Peter Green, a distributor of chilled and fresh products in the UK, fell victim to a ransomware attack that has disrupted operations across the company. The incident, reported to have started on May 14, left the company incapable of accepting new orders, significantly affecting their clients. Customers such as Wilfred Emmanuel-Jones, founder of The Black Farmer, expressed desperation as existing stocks could spoil, leading to potentially devastating losses for small businesses relying on timely deliveries.
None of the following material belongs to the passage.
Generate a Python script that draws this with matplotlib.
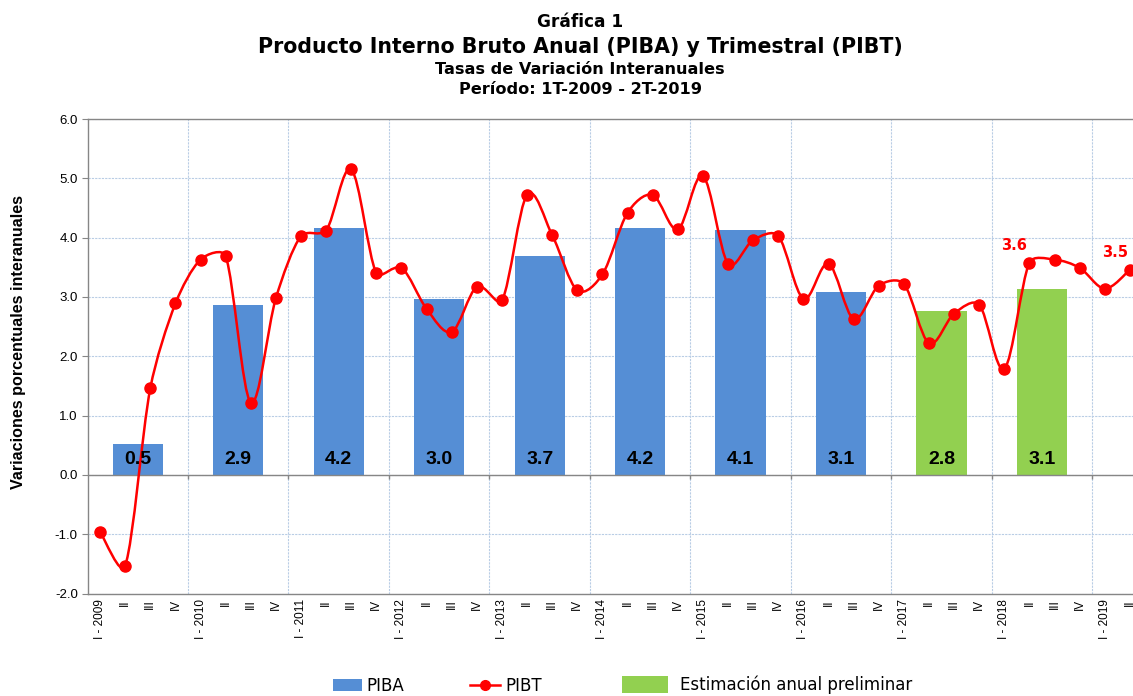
import numpy as np
import matplotlib
matplotlib.use("Agg")
import matplotlib.pyplot as plt
from matplotlib.path import Path
from matplotlib.patches import PathPatch, Patch
from matplotlib.lines import Line2D
from matplotlib import font_manager

# ---- data ----
years = list(range(2009, 2020))
quarter_names = ["I", "II", "III", "IV"]

# PIBT: quarterly year-on-year growth, 1T-2009 .. 2T-2019
pibt = [-0.96, -1.53, 1.46, 2.89,
        3.63, 3.69, 1.22, 2.98,
        4.03, 4.12, 5.15, 3.40,
        3.49, 2.80, 2.41, 3.17,
        2.94, 4.72, 4.04, 3.11,
        3.38, 4.42, 4.72, 4.14,
        5.04, 3.56, 3.96, 4.03,
        2.97, 3.56, 2.63, 3.19,
        3.22, 2.22, 2.72, 2.87,
        1.79, 3.58, 3.63, 3.49,
        3.14, 3.46]

# PIBA: annual growth
piba_years = list(range(2009, 2019))
piba = [0.52, 2.87, 4.16, 2.96, 3.69, 4.17, 4.13, 3.08, 2.76, 3.14]
piba_preliminar = [False] * 8 + [True, True]

# PIBT points with a value label
pibt_labeled = [37, 41]

# quarter tick labels
q_labels = []
for y in years:
    for q in quarter_names:
        q_labels.append(f"{q} - {y}" if q == "I" else q)
q_labels = q_labels[:len(pibt)]

# ---- styles ----
BLUE = "#558ED5"
GREEN = "#92D050"
RED = "#FF0000"
GRAY = "#868686"
GRID = "#B9CDE5"

installed = {f.name for f in font_manager.fontManager.ttflist}
NARROW = "Liberation Sans Narrow" if "Liberation Sans Narrow" in installed else "Liberation Sans"
ARIAL = "Liberation Sans"

W, H = 1133, 696
AX_W, AX_H = 1055, 474.5   # axes size in pixels
XMIN, XMAX, YMIN, YMAX = -0.5, len(pibt) - 0.5, -2, 6


def smooth_path(xs, ys):
    # Bezier smoothing like a spreadsheet "smoothed line" (done in pixel space,
    # control arms limited to a third of the segment)
    sx = AX_W / (XMAX - XMIN)
    sy = AX_H / (YMAX - YMIN)
    pts = np.column_stack([np.asarray(xs) * sx, np.asarray(ys) * sy]).astype(float)
    n = len(pts)
    verts = [pts[0]]
    codes = [Path.MOVETO]
    for i in range(n - 1):
        p0 = pts[i - 1] if i > 0 else pts[i]
        p1 = pts[i]
        p2 = pts[i + 1]
        p3 = pts[i + 2] if i + 2 < n else pts[i + 1]
        seg = np.hypot(*(p2 - p1))
        a1 = (p2 - p0) / 6
        a2 = (p3 - p1) / 6
        for a in (a1, a2):
            ln = np.hypot(*a)
            if ln > seg / 3:
                a *= (seg / 3) / ln
        verts += [p1 + a1, p2 - a2, p2]
        codes += [Path.CURVE4] * 3
    verts = np.array(verts) / [sx, sy]
    return Path(verts, codes)


fig = plt.figure(figsize=(11.33, 6.96), dpi=100)
ax = fig.add_axes([87.5 / W, 1 - 593.5 / H, AX_W / W, AX_H / H])

xq = np.arange(len(pibt))
ax.set_xlim(XMIN, XMAX)
ax.set_ylim(YMIN, YMAX)

# grid
boundaries = np.arange(3.5, len(pibt) - 0.5, 4)
ax.set_yticks(np.arange(-2, 6.01, 1))
ax.yaxis.set_major_formatter(matplotlib.ticker.FormatStrFormatter("%.1f"))
ax.grid(axis="y", color=GRID, linestyle=(0, (2, 1)), linewidth=0.8, zorder=0)
ax.vlines(boundaries, YMIN, YMAX, color=GRID, linestyle=(0, (2, 1)), linewidth=0.8, zorder=0)
ax.set_axisbelow(True)

# bars
xb = [(y - years[0]) * 4 + 1.5 for y in piba_years]
colors = [GREEN if p else BLUE for p in piba_preliminar]
ax.bar(xb, piba, width=2, color=colors, zorder=2)
for x, v in zip(xb, piba):
    ax.text(x, 0.26, f"{v:.1f}", ha="center", va="center", fontsize=14,
            fontweight="bold", family=NARROW, zorder=5)

# category axis at zero
ax.axhline(0, color=GRAY, linewidth=1, zorder=2.5)
ax.vlines(boundaries, -0.07, 0, color=GRAY, linewidth=1, zorder=2.5)

# quarterly line
ax.add_patch(PathPatch(smooth_path(xq, pibt), fill=False, edgecolor=RED,
                       linewidth=1.8, zorder=3))
ax.plot(xq, pibt, "o", color=RED, markersize=8, zorder=4, clip_on=False)
for i in pibt_labeled:
    ax.annotate(f"{pibt[i]:.1f}", (xq[i], pibt[i]), xytext=(-11, 12),
                textcoords="offset points", ha="center", va="center",
                color=RED, fontsize=10.5, fontweight="bold", zorder=5)

# axes look
for s in ["top", "left", "bottom"]:
    ax.spines[s].set_color(GRAY)
    ax.spines[s].set_linewidth(1)
ax.spines["right"].set_visible(False)
ax.set_xticks(xq)
ax.set_xticklabels(q_labels, rotation=90, fontsize=8.5, family=NARROW)
ax.tick_params(axis="x", length=0, pad=4)
ax.tick_params(axis="y", length=4, color=GRAY, labelsize=9.5, pad=3)
for lab in ax.get_yticklabels():
    lab.set_family(ARIAL)
ax.set_ylabel("Variaciones porcentuales interanuales", fontsize=11.6,
              fontweight="bold", family=ARIAL)
ax.yaxis.set_label_coords((26 - 87.5) / AX_W, 0.53)

# titles
fig.text(0.512, 1 - 22 / H, "Gráfica 1", ha="center", va="center",
         fontsize=12.2, fontweight="bold")
fig.text(0.512, 1 - 47 / H, "Producto Interno Bruto Anual (PIBA) y Trimestral (PIBT)",
         ha="center", va="center", fontsize=14.8, fontweight="bold")
fig.text(0.512, 1 - 70 / H, "Tasas de Variación Interanuales", ha="center",
         va="center", fontsize=11.6, fontweight="bold")
fig.text(0.512, 1 - 90 / H, "Período: 1T-2009 - 2T-2019", ha="center",
         va="center", fontsize=11.6, fontweight="bold")

# legend
leg_kw = dict(loc="center left", frameon=False, fontsize=12, borderpad=0,
              borderaxespad=0)
fig.legend(handles=[Patch(facecolor=BLUE)], labels=["PIBA"],
           bbox_to_anchor=(333 / W, 1 - 686 / H), handlelength=1.74,
           handleheight=0.7, handletextpad=0.25, **leg_kw)
fig.legend(handles=[Line2D([], [], color=RED, marker="o", markersize=7, linewidth=1.8)],
           labels=["PIBT"], bbox_to_anchor=(470 / W, 1 - 686 / H),
           handlelength=1.8, handletextpad=0.35, **leg_kw)
fig.legend(handles=[Patch(facecolor=GREEN)], labels=["Estimación anual preliminar"],
           bbox_to_anchor=(622 / W, 1 - 685 / H), handlelength=2.75,
           handleheight=1.15, handletextpad=0.7, **leg_kw)

fig.savefig("out.png", dpi=100)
The incident illustrates the severe effects cyber attacks can have on food supply chains and retail.
According to BBC Radio 5 Live's Wake up to money programme - which was first to report the story - the attack appears to have begun on the evening of Wednesday 14 May and has left the organisation unable to accept new orders.
A spokesperson for Peter Green told the programme it was not in a position to be able to discuss the incident further. However, one of the organisation's customers, The Black Farmer founder Wilfred Emmanuel-Jones, said that almost a week into the incident, he had been offered no solution for how Peter Green was going to get stock he had already delivered to its warehouses out to retailers.
If they're not delivered in the next couple of days, because they're fresh products, they have to be thrown away. For a small business it is pretty devastating.
To make matters even worse is that we've just also got a delivery that's come in from Sweden that is stuck at a port because Peter Green is not taking in any other stock from any suppliers.